» **DIRECTIONS FOR THIS TASK**
Go through the listing below and list every line with "that".

» **SOURCE MATERIAL**
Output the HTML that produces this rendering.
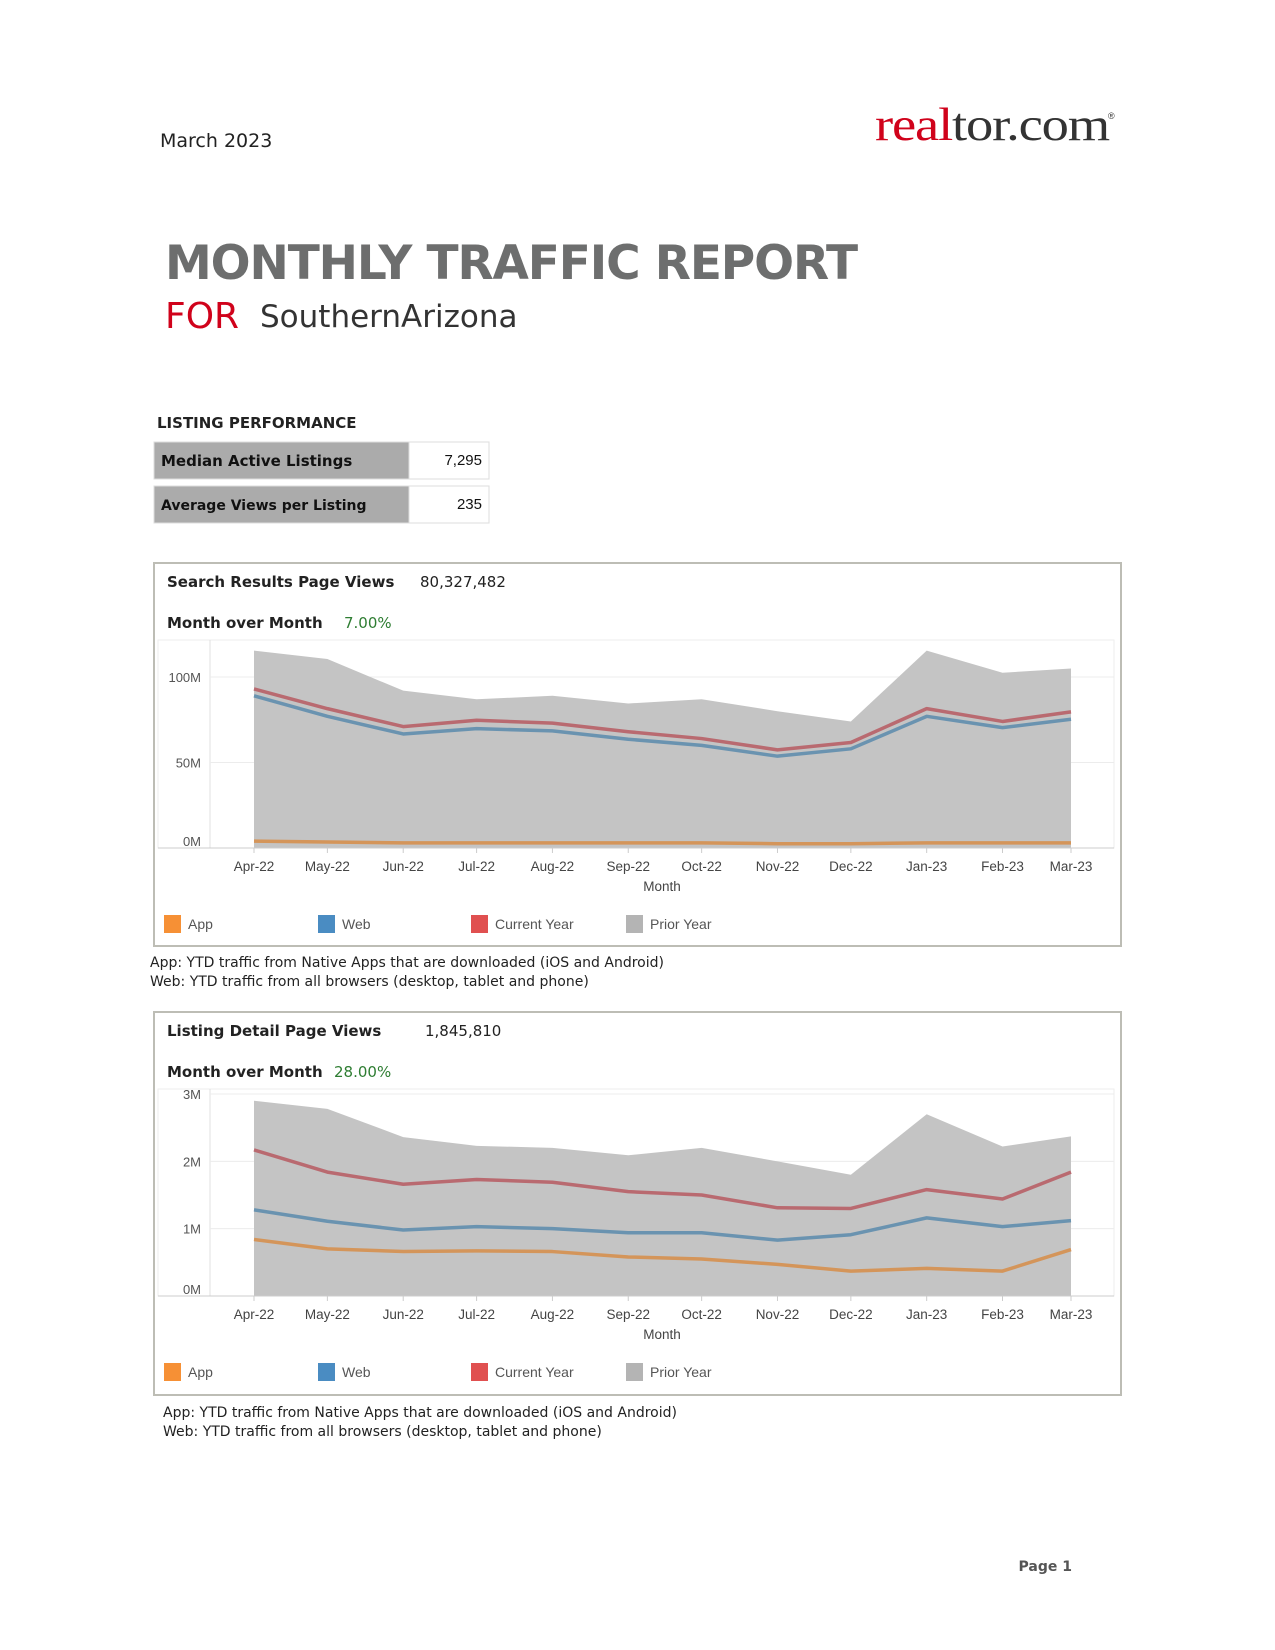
<!DOCTYPE html>
<html><head><meta charset="utf-8"><style>
body{margin:0;background:#fff;}
svg{display:block;}
</style></head><body>
<svg id="page" width="1275" height="1650" viewBox="0 0 1275 1650" xmlns="http://www.w3.org/2000/svg">
<text x="160" y="147" font-family="DejaVu Sans, sans-serif" font-size="19" fill="#222">March 2023</text>
<g>
<text x="875" y="140" font-family="Liberation Serif, serif" font-size="47" letter-spacing="-1" textLength="234" lengthAdjust="spacingAndGlyphs"><tspan fill="#d0021b">real</tspan><tspan fill="#333">tor.com</tspan></text>
<text x="1108" y="119" font-family="Liberation Sans, sans-serif" font-size="9" fill="#333">®</text>
</g>
<text x="165" y="279" font-family="DejaVu Sans, sans-serif" font-weight="bold" font-size="47" fill="#6d6e6e" textLength="693">MONTHLY TRAFFIC REPORT</text>
<text x="165" y="328" font-family="DejaVu Sans, sans-serif" font-size="36" fill="#d0021b">FOR</text>
<text x="260" y="327" font-family="DejaVu Sans, sans-serif" font-size="31" fill="#333">SouthernArizona</text>

<text x="157" y="428" font-family="DejaVu Sans, sans-serif" font-weight="bold" font-size="15" fill="#222">LISTING PERFORMANCE</text>
<g>
<rect x="154" y="442" width="255" height="37" fill="#ababab" stroke="#ddd"/>
<rect x="409" y="442" width="80" height="37" fill="#fff" stroke="#ddd"/>
<text x="161" y="466" font-family="DejaVu Sans, sans-serif" font-weight="bold" font-size="15" fill="#111">Median Active Listings</text>
<text x="482" y="465" text-anchor="end" font-family="Liberation Sans, sans-serif" font-size="15" fill="#111">7,295</text>
</g>
<g>
<rect x="154" y="486" width="255" height="37" fill="#ababab" stroke="#ddd"/>
<rect x="409" y="486" width="80" height="37" fill="#fff" stroke="#ddd"/>
<text x="161" y="510" font-family="DejaVu Sans, sans-serif" font-weight="bold" font-size="14" fill="#111">Average Views per Listing</text>
<text x="482" y="509" text-anchor="end" font-family="Liberation Sans, sans-serif" font-size="15" fill="#111">235</text>
</g>

<g id="chart1"></g>
<g id="chart2"></g>

<g font-family="DejaVu Sans, sans-serif" font-size="14" fill="#222">
<text x="150" y="967">App: YTD traffic from Native Apps that are downloaded (iOS and Android)</text>
<text x="150" y="986">Web: YTD traffic from all browsers (desktop, tablet and phone)</text>
<text x="163" y="1417">App: YTD traffic from Native Apps that are downloaded (iOS and Android)</text>
<text x="163" y="1436">Web: YTD traffic from all browsers (desktop, tablet and phone)</text>
</g>
<text x="1072" y="1571" text-anchor="end" font-family="DejaVu Sans, sans-serif" font-weight="bold" font-size="14" fill="#555">Page 1</text>
</svg>
<script>
const months = ["Apr-22","May-22","Jun-22","Jul-22","Aug-22","Sep-22","Oct-22","Nov-22","Dec-22","Jan-23","Feb-23","Mar-23"];
const monthDays = [0,30,61,91,122,153,183,214,244,275,306,334];
const srpPrior = [115.4,110.5,92,87,89,84.5,87,80,74,115.4,102.5,105];
const srpCurrent = [93,81.5,71,74.7,73,68,64,57.4,61.7,81.5,74,79.6];
const srpWeb = [89,77,66.7,69.8,68.5,63.6,60,53.7,58,77,70.4,75.3];
const srpApp = [4,3.5,3,3,3,3,3,2.5,2.5,3,3,3];
const srpTicks = [0,50,100];
const srpTickLabels = ["0M","50M","100M"];
const ldpPrior = [2.9,2.78,2.36,2.23,2.2,2.09,2.2,2.0,1.8,2.7,2.22,2.37];
const ldpCurrent = [2.17,1.84,1.66,1.73,1.69,1.55,1.5,1.31,1.3,1.58,1.44,1.84];
const ldpWeb = [1.28,1.11,0.98,1.03,1.0,0.94,0.94,0.83,0.91,1.16,1.03,1.12];
const ldpApp = [0.84,0.7,0.66,0.67,0.66,0.58,0.55,0.47,0.37,0.41,0.37,0.69];
const ldpTicks = [0,1,2,3];
const ldpTickLabels = ["0M","1M","2M","3M"];

const NS="http://www.w3.org/2000/svg";
function mk(parent,tag,attrs,text){const e=document.createElementNS(NS,tag);for(const k in attrs)e.setAttribute(k,attrs[k]);if(text!==undefined)e.textContent=text;parent.appendChild(e);return e;}

function drawChart(gid,top,title,total,totalX,mom,momX,prior,current,web,app,ticks,tickLabels,yMax,y0px,yTopPx){
  const g=document.getElementById(gid);
  const box=mk(g,'rect',{x:154,y:top,width:967,height:383,fill:'#fff',stroke:'#bdbdb5','stroke-width':2});
  
  
  const t=mk(g,'text',{x:167,y:top+24,'font-family':'DejaVu Sans, sans-serif','font-weight':'bold','font-size':15,fill:'#222'},title);
  
  
  const tv=mk(g,'text',{x:totalX,y:top+24,'font-family':'DejaVu Sans, sans-serif','font-size':15,fill:'#222'},total);
  
  
  const m=mk(g,'text',{x:167,y:top+65,'font-family':'DejaVu Sans, sans-serif','font-weight':'bold','font-size':15,fill:'#222'},'Month over Month');
  
  
  const mv=mk(g,'text',{x:momX,y:top+65,'font-family':'DejaVu Sans, sans-serif','font-size':15,fill:'#2e7d32'},mom);
  
  
  const plotTop=top+77, xL=254, xR=1071, axisLeft=210;
  const X=i=>xL+(xR-xL)*monthDays[i]/monthDays[monthDays.length-1];
  const Y=v=>y0px-(y0px-yTopPx)*v/yMax;
  mk(g,'rect',{x:158,y:plotTop,width:956,height:y0px-plotTop,fill:'none',stroke:'#eee'});
  mk(g,'line',{x1:axisLeft,y1:plotTop,x2:axisLeft,y2:y0px,stroke:'#e0e0e0'});
  ticks.forEach((v,i)=>{
    if(v>0){const gl=mk(g,'line',{x1:axisLeft,y1:Y(v),x2:1114,y2:Y(v),stroke:'#ececec'});
      
      }
    const tl=mk(g,'text',{x:201,y:Y(v)+5-(v===0?7:0),'text-anchor':'end','font-family':'Liberation Sans, sans-serif','font-size':13,fill:'#555'},tickLabels[i]);
    
    
  });
  let d='M'+X(0)+','+y0px;
  prior.forEach((v,i)=>{d+=' L'+X(i)+','+Y(v);});
  d+=' L'+X(prior.length-1)+','+y0px+' Z';
  const area=mk(g,'path',{d:d,fill:'#c4c4c4'});
  
  
  mk(g,'line',{x1:158,y1:y0px,x2:1114,y2:y0px,stroke:'#ccc'});
  const series=[[app,'#d4955a','app-line'],[web,'#6a93b0','web-line'],[current,'#b96a70','current-year-line']];
  series.forEach(s=>{
    const pts=s[0].map((v,i)=>X(i)+','+Y(v)).join(' ');
    const pl=mk(g,'polyline',{points:pts,fill:'none',stroke:s[1],'stroke-width':3.5,'stroke-linejoin':'round'});
    
    
  });
  months.forEach((lab,i)=>{
    mk(g,'line',{x1:X(i),y1:y0px,x2:X(i),y2:y0px+5,stroke:'#ccc'});
    const xl=mk(g,'text',{x:X(i),y:y0px+23,'text-anchor':'middle','font-family':'Liberation Sans, sans-serif','font-size':13.5,fill:'#444'},lab);
    
    
  });
  const xt=mk(g,'text',{x:662,y:y0px+43,'text-anchor':'middle','font-family':'Liberation Sans, sans-serif','font-size':13.5,fill:'#444'},'Month');
  
  
  const leg=[['App','#f69035',164],['Web','#4a8cc2',318],['Current Year','#e05050',471],['Prior Year','#b4b4b4',626]];
  const ly=y0px+76;
  leg.forEach(l=>{
    const lg=mk(g,'g',{});
    
    
    mk(lg,'rect',{x:l[2],y:ly-9,width:17,height:18,fill:l[1]});
    mk(lg,'text',{x:l[2]+24,y:ly+5,'font-family':'Liberation Sans, sans-serif','font-size':14,fill:'#555'},l[0]);
  });
}
drawChart('chart1',563,'Search Results Page Views','80,327,482',420,'7.00%',344,srpPrior,srpCurrent,srpWeb,srpApp,srpTicks,srpTickLabels,100,848,677);
drawChart('chart2',1012,'Listing Detail Page Views','1,845,810',425,'28.00%',334,ldpPrior,ldpCurrent,ldpWeb,ldpApp,ldpTicks,ldpTickLabels,3,1296,1094);
</script>
</body></html>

» **CORRECT ANSWER**
Output the HTML that produces this rendering.
<text x="150" y="967">App: YTD traffic from Native Apps that are downloaded (iOS and Android)</text>
<text x="163" y="1417">App: YTD traffic from Native Apps that are downloaded (iOS and Android)</text>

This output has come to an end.